Alexandra Jaspar, l’une des cinq personnes qui dirigent l’APD, l’Autorité de Protection des données belge, a choisi de démissionner, après avoir tiré la sonnette d’alarme et dénoncé une APD qui ne serait pas en mesure de remplir ses objectifs légaux, relate la RTBF.

Elle avait déjà, à plusieurs reprises, attiré l’attention de la Chambre, l’autorité de contrôle de l’APD, sur le fait qu’un autre directeur, qui préside aussi l’APD, ainsi que des conseillers sont en conflit d’intérêts, à la fois juge et partie.
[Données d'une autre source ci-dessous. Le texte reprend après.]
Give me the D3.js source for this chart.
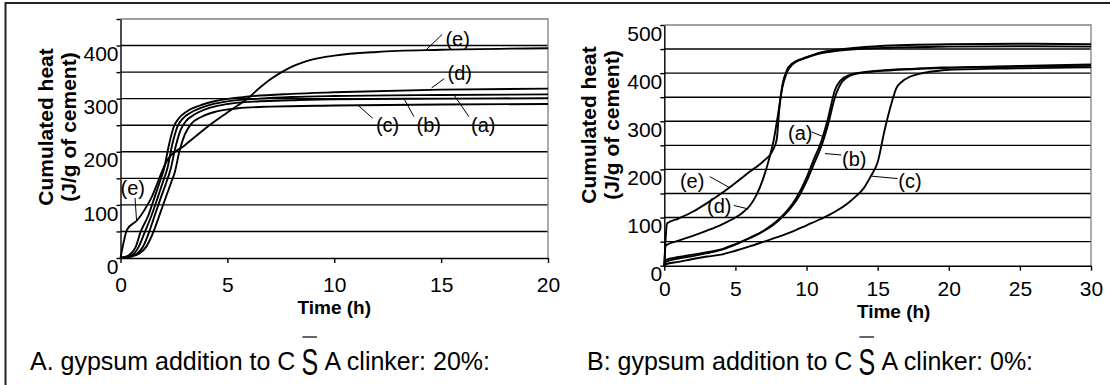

A chaque fois, il s’agissait de dénoncer de « graves dysfonctionnement » dont serait affectée l’Autorité de Protection des Données. Selon elle, l’APD « était infiltrée par des personnes qui dépendent du gouvernement. Comment voulez-vous contrôler les organes du gouvernement et des institutions publiques si vous êtes vous-même infiltrés par des membres du gouvernement ou des gens qui travaillent pour le gouvernement ? », interroge Alexandra Jaspar.

« Quand il s’agit d’agir contre des entreprises, l’APD est fonctionnelle. On est même assez sévères », explique Alexandra Jaspar. « Par contre, quand il s’agit de contrôler le respect du RGPD par des institutions publiques, il n’y a plus personne ». (...)

Lire aussi :

Dysfonctionnements systémiques des autorités de protection des données : le cas belge

Nous dénonçons depuis un bon moment le fonctionnement de la CNIL française et son manque de volonté politique de protéger nos libertés. Depuis 2018 et le dépôt de nos plaintes collectives contre les GAFAM nous avons aussi pu constater l’incurie des autorités irlandaise et luxembourgeoise : cela fait 3 ans que nous avons déposé avec plusieurs milliers de personnes des plaintes, sans aucune nouvelle depuis. Mais ce ne sont pas les seules en Europe à connaître des dysfonctionnements. Petite analyse des soucis que rencontre l’Autorité de protection des données (APD) en Belgique.

En mai 2016 était voté le RGPD, règlement européen visant à protéger les données personnelles contre leur utilisation abusive, tant par les entreprises privées que par les États. Applicable depuis mai 2018, ce texte ordonne par son article 51 la mise en place d’« autorités nationales indépendantes […] chargées de surveiller l’application du présent règlement ». Il est prévu qu’elles coopèrent entre elles, sous une forme de fédération. L’article 52 exige l’indépendance de ces autorités.

Nous avons régulièrement critiqué le fonctionnement de la CNIL en France, tout comme l’autorité irlandaise ou luxembourgeoise, pour la faible qualité de la prise en charge des plaintes et les retards pris dans le traitement de ces dernières.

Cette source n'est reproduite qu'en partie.